As wine importers, he says they prefer talking with the producer and learning about how and where their wine is made rather than making a fuss about whether they label it natural or not.
“There’s not a single framework, each producer works accordingly with the conditions they face,” he says when asked about the sulphites debate.
Many people prefer natural over conventional wine because it is commonly spared the added sulfur as preservative.
Batrakoulis points out that wine marketed as totally free from sulfur can be deceiving as some natural sulphites as formed either way in the wine during fermentation.

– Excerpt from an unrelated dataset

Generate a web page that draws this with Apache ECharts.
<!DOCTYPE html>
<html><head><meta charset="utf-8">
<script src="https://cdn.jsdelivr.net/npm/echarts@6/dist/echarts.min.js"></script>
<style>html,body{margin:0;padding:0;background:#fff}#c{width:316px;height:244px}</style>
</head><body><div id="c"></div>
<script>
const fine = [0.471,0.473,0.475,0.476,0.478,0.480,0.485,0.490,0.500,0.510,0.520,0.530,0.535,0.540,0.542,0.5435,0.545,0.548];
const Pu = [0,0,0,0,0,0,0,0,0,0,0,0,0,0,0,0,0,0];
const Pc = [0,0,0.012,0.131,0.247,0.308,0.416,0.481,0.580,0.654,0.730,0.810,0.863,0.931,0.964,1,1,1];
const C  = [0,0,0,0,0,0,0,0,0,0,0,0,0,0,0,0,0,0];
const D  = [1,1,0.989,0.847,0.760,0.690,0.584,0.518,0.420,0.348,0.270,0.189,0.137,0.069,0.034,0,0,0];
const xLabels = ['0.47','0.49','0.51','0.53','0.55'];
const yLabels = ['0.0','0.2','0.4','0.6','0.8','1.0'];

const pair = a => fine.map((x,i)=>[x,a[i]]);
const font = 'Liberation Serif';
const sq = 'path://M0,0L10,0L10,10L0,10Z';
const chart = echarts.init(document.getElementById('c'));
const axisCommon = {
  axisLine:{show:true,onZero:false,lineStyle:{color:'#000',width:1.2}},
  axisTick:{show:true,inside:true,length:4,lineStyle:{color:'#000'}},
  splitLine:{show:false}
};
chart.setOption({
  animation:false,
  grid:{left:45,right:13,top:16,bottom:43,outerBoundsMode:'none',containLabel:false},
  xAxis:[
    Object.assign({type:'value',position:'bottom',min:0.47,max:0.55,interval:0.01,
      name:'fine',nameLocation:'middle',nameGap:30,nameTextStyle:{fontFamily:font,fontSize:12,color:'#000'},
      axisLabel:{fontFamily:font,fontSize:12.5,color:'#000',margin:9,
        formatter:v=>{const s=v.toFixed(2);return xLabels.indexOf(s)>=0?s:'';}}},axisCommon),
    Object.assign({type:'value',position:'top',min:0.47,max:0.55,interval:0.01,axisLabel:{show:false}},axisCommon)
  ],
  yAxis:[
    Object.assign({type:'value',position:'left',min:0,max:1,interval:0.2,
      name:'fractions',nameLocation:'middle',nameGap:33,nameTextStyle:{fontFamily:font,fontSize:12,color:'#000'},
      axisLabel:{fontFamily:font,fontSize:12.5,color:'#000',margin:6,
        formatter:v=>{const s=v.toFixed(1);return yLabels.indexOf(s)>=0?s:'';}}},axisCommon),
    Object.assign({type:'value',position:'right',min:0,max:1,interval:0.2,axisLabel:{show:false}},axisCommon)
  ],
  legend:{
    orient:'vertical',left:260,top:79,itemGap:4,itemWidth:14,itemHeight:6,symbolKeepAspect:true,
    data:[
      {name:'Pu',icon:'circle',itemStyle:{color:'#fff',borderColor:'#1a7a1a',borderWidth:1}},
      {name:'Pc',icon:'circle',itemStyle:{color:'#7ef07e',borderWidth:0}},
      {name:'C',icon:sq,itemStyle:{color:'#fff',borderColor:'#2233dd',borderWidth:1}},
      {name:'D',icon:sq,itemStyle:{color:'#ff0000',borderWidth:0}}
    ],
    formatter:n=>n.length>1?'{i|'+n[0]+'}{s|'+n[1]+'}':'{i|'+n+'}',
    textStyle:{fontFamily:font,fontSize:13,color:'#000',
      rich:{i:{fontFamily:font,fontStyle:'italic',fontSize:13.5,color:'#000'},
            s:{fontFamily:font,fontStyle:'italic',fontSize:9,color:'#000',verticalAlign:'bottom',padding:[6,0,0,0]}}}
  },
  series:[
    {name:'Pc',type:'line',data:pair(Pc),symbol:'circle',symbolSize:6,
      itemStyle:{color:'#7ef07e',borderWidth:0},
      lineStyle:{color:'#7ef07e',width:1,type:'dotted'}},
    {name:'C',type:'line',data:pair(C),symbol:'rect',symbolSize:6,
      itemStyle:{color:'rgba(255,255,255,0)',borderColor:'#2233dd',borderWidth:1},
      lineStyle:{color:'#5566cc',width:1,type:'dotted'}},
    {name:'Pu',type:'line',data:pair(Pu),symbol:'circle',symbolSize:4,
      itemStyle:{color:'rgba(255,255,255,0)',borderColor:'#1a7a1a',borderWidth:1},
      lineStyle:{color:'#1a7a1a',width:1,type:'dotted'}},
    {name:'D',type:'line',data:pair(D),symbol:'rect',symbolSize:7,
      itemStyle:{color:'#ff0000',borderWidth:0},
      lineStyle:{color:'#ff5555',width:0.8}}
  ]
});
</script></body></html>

“Everything starts from the vineyard. If you’ve got a healthy crop, you don’t need much further […] But if a producer tells me they have used a small amount of sulfur for a specific purpose, within reason I’ll listen to what they have to say.”
“The future is the past”
Connecting to tradition and the local environment of the vineyards are key principles that guided them when they birthed Satyrs wines, the couple says.
“There’s a reason why a specific variety is native to say an island in Greece, indigenous varieties tell a story, the story of the place they are born in and the conditions. This is the story of Greek wines we want to tell in Spain,” Pedrals says.
“What’s the point of bringing in [to Spain] an Assyrtiko made in mainland Greece, when it the variety is native to an island?” Batrakoulis adds.
Pending official classifications, a return to tradition seems vague but is a common denominator when talking natural wine.
“The future is the past,” Contin puts it in five words.
“Natural wines are not something new but something that used to be made a long time ago, before industrialisation, when farmers were able to work in respect of what they could find in their terroir without any magical addition to obtain the same wine every time.”
For the Zafirakos family, the latest nod to tradition within their craft was changing the name of their label in a symbolic move.
In May 2022, ‘Ari’s Natural Wine Co’ – a name that they say “started to feel less representative” of what was important to them, became ‘Aristotelis ke Anthoula’ incorporating the full Greek names of Tony’s parents.
“To honour my parents as it [winemaking] was their tradition,” Zafirakos explains.
“Ari’s was never one dude in a garage making wine.
“It has always been the culmination of my parents’ experiences of their respective upbringings in the villages in Greece they both come from, their culture, their values and their experiences bringing all those things with them to Australia and starting a family.”